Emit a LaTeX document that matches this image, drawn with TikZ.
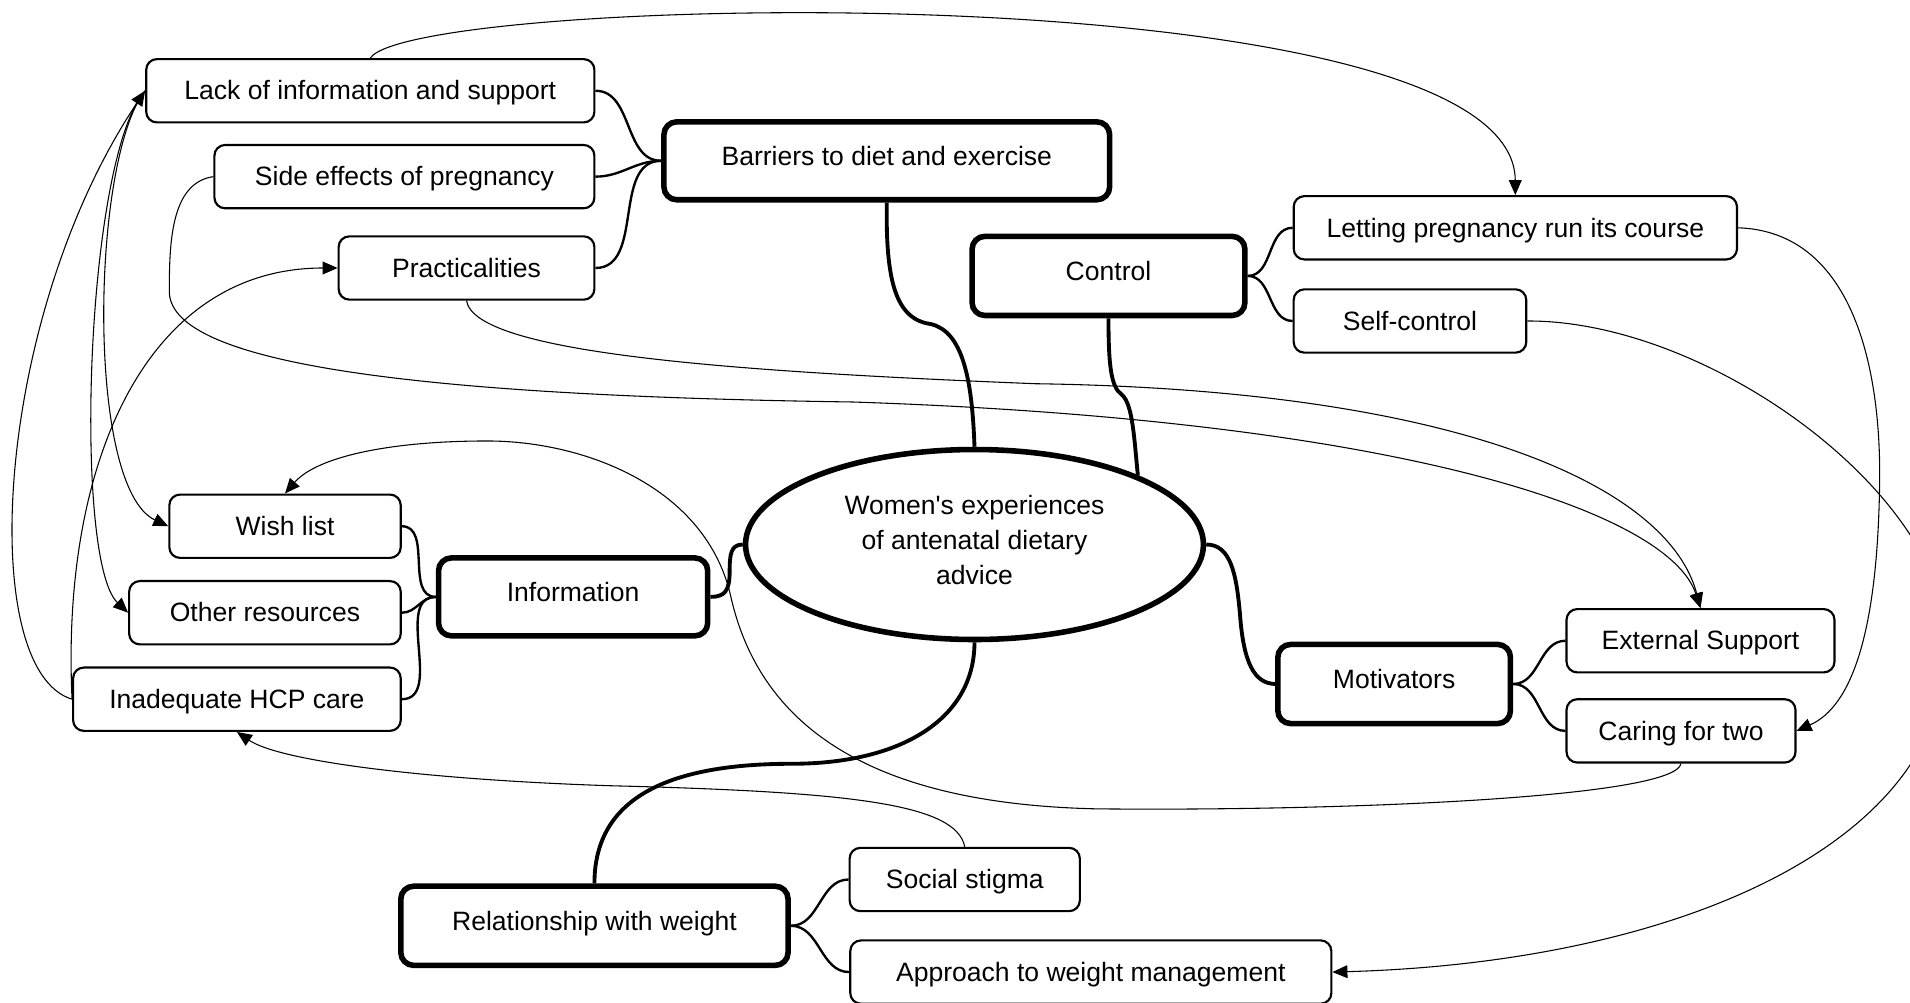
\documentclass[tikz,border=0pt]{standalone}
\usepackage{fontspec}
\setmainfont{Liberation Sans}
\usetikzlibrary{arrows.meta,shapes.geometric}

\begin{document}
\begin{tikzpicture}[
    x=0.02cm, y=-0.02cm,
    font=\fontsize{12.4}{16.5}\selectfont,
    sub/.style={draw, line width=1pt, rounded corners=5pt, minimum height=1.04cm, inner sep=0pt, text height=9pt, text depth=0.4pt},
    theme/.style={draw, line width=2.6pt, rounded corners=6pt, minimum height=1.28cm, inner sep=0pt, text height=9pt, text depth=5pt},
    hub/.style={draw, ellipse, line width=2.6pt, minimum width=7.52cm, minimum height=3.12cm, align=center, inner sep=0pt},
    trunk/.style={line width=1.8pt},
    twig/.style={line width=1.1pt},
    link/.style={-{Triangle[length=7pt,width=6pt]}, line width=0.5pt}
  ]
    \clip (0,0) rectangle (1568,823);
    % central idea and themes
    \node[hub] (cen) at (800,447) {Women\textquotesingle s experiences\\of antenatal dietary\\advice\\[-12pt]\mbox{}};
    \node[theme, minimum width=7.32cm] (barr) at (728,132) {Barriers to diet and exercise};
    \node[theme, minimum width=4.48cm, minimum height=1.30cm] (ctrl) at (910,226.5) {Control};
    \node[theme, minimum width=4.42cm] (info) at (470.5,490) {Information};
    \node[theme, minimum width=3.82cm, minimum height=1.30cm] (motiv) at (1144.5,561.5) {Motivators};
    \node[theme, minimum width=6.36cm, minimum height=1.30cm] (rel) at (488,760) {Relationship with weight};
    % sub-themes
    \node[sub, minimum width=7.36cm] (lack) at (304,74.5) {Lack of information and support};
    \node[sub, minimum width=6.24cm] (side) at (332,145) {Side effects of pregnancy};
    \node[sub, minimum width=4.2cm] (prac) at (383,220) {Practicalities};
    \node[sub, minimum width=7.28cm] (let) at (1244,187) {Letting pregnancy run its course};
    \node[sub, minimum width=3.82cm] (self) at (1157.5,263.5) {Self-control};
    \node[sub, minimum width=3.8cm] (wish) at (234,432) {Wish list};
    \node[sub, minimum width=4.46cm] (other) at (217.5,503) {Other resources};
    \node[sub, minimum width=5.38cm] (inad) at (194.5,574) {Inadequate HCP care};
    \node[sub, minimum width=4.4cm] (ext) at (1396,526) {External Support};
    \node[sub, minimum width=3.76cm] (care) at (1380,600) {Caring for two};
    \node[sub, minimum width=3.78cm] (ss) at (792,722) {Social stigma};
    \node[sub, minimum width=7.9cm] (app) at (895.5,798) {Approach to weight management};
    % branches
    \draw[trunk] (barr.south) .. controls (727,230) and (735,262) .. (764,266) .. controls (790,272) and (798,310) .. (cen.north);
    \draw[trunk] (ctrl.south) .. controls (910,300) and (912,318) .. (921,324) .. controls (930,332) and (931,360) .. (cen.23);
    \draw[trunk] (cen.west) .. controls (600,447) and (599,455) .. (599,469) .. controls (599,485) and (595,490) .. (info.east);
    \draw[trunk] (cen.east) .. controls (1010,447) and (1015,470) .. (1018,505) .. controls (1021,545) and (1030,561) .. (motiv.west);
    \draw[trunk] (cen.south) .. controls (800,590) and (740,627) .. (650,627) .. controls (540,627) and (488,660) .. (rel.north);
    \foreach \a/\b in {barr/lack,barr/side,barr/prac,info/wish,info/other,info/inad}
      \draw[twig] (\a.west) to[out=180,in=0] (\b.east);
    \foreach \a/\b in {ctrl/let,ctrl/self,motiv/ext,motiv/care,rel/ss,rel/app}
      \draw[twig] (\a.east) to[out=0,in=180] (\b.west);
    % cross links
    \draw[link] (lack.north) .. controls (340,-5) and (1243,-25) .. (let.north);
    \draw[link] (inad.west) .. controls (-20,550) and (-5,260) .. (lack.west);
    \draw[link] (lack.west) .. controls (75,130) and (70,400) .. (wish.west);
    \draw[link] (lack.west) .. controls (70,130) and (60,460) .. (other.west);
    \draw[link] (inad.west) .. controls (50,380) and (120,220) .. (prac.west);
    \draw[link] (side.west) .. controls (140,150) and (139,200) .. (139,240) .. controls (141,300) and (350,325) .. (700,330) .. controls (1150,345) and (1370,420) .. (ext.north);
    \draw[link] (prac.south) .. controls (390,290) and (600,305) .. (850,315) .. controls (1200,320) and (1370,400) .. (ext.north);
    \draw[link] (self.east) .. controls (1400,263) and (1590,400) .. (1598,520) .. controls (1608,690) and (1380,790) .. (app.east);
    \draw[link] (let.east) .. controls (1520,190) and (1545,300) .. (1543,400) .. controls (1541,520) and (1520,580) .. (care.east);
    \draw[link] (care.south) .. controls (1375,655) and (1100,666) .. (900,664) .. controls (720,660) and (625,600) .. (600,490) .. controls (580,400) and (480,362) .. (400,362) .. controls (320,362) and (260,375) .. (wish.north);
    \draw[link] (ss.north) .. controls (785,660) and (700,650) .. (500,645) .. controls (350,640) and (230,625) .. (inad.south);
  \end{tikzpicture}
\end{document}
______
Instructions for the task
Copy the data character for character, but drop all pictures from the copy.

Answer to this problem
Emit a LaTeX document that matches this image, drawn with TikZ.
\documentclass[tikz,border=0pt]{standalone}
\usepackage{fontspec}
\setmainfont{Liberation Sans}
\usetikzlibrary{arrows.meta,shapes.geometric}

\begin{document}
\begin{tikzpicture}[
    x=0.02cm, y=-0.02cm,
    font=\fontsize{12.4}{16.5}\selectfont,
    sub/.style={draw, line width=1pt, rounded corners=5pt, minimum height=1.04cm, inner sep=0pt, text height=9pt, text depth=0.4pt},
    theme/.style={draw, line width=2.6pt, rounded corners=6pt, minimum height=1.28cm, inner sep=0pt, text height=9pt, text depth=5pt},
    hub/.style={draw, ellipse, line width=2.6pt, minimum width=7.52cm, minimum height=3.12cm, align=center, inner sep=0pt},
    trunk/.style={line width=1.8pt},
    twig/.style={line width=1.1pt},
    link/.style={-{Triangle[length=7pt,width=6pt]}, line width=0.5pt}
  ]
    \clip (0,0) rectangle (1568,823);
    % central idea and themes
    \node[hub] (cen) at (800,447) {Women\textquotesingle s experiences\\of antenatal dietary\\advice\\[-12pt]\mbox{}};
    \node[theme, minimum width=7.32cm] (barr) at (728,132) {Barriers to diet and exercise};
    \node[theme, minimum width=4.48cm, minimum height=1.30cm] (ctrl) at (910,226.5) {Control};
    \node[theme, minimum width=4.42cm] (info) at (470.5,490) {Information};
    \node[theme, minimum width=3.82cm, minimum height=1.30cm] (motiv) at (1144.5,561.5) {Motivators};
    \node[theme, minimum width=6.36cm, minimum height=1.30cm] (rel) at (488,760) {Relationship with weight};
    % sub-themes
    \node[sub, minimum width=7.36cm] (lack) at (304,74.5) {Lack of information and support};
    \node[sub, minimum width=6.24cm] (side) at (332,145) {Side effects of pregnancy};
    \node[sub, minimum width=4.2cm] (prac) at (383,220) {Practicalities};
    \node[sub, minimum width=7.28cm] (let) at (1244,187) {Letting pregnancy run its course};
    \node[sub, minimum width=3.82cm] (self) at (1157.5,263.5) {Self-control};
    \node[sub, minimum width=3.8cm] (wish) at (234,432) {Wish list};
    \node[sub, minimum width=4.46cm] (other) at (217.5,503) {Other resources};
    \node[sub, minimum width=5.38cm] (inad) at (194.5,574) {Inadequate HCP care};
    \node[sub, minimum width=4.4cm] (ext) at (1396,526) {External Support};
    \node[sub, minimum width=3.76cm] (care) at (1380,600) {Caring for two};
    \node[sub, minimum width=3.78cm] (ss) at (792,722) {Social stigma};
    \node[sub, minimum width=7.9cm] (app) at (895.5,798) {Approach to weight management};
    % branches
    \draw[trunk] (barr.south) .. controls (727,230) and (735,262) .. (764,266) .. controls (790,272) and (798,310) .. (cen.north);
    \draw[trunk] (ctrl.south) .. controls (910,300) and (912,318) .. (921,324) .. controls (930,332) and (931,360) .. (cen.23);
    \draw[trunk] (cen.west) .. controls (600,447) and (599,455) .. (599,469) .. controls (599,485) and (595,490) .. (info.east);
    \draw[trunk] (cen.east) .. controls (1010,447) and (1015,470) .. (1018,505) .. controls (1021,545) and (1030,561) .. (motiv.west);
    \draw[trunk] (cen.south) .. controls (800,590) and (740,627) .. (650,627) .. controls (540,627) and (488,660) .. (rel.north);
    \foreach \a/\b in {barr/lack,barr/side,barr/prac,info/wish,info/other,info/inad}
      \draw[twig] (\a.west) to[out=180,in=0] (\b.east);
    \foreach \a/\b in {ctrl/let,ctrl/self,motiv/ext,motiv/care,rel/ss,rel/app}
      \draw[twig] (\a.east) to[out=0,in=180] (\b.west);
    % cross links
    \draw[link] (lack.north) .. controls (340,-5) and (1243,-25) .. (let.north);
    \draw[link] (inad.west) .. controls (-20,550) and (-5,260) .. (lack.west);
    \draw[link] (lack.west) .. controls (75,130) and (70,400) .. (wish.west);
    \draw[link] (lack.west) .. controls (70,130) and (60,460) .. (other.west);
    \draw[link] (inad.west) .. controls (50,380) and (120,220) .. (prac.west);
    \draw[link] (side.west) .. controls (140,150) and (139,200) .. (139,240) .. controls (141,300) and (350,325) .. (700,330) .. controls (1150,345) and (1370,420) .. (ext.north);
    \draw[link] (prac.south) .. controls (390,290) and (600,305) .. (850,315) .. controls (1200,320) and (1370,400) .. (ext.north);
    \draw[link] (self.east) .. controls (1400,263) and (1590,400) .. (1598,520) .. controls (1608,690) and (1380,790) .. (app.east);
    \draw[link] (let.east) .. controls (1520,190) and (1545,300) .. (1543,400) .. controls (1541,520) and (1520,580) .. (care.east);
    \draw[link] (care.south) .. controls (1375,655) and (1100,666) .. (900,664) .. controls (720,660) and (625,600) .. (600,490) .. controls (580,400) and (480,362) .. (400,362) .. controls (320,362) and (260,375) .. (wish.north);
    \draw[link] (ss.north) .. controls (785,660) and (700,650) .. (500,645) .. controls (350,640) and (230,625) .. (inad.south);
  \end{tikzpicture}
\end{document}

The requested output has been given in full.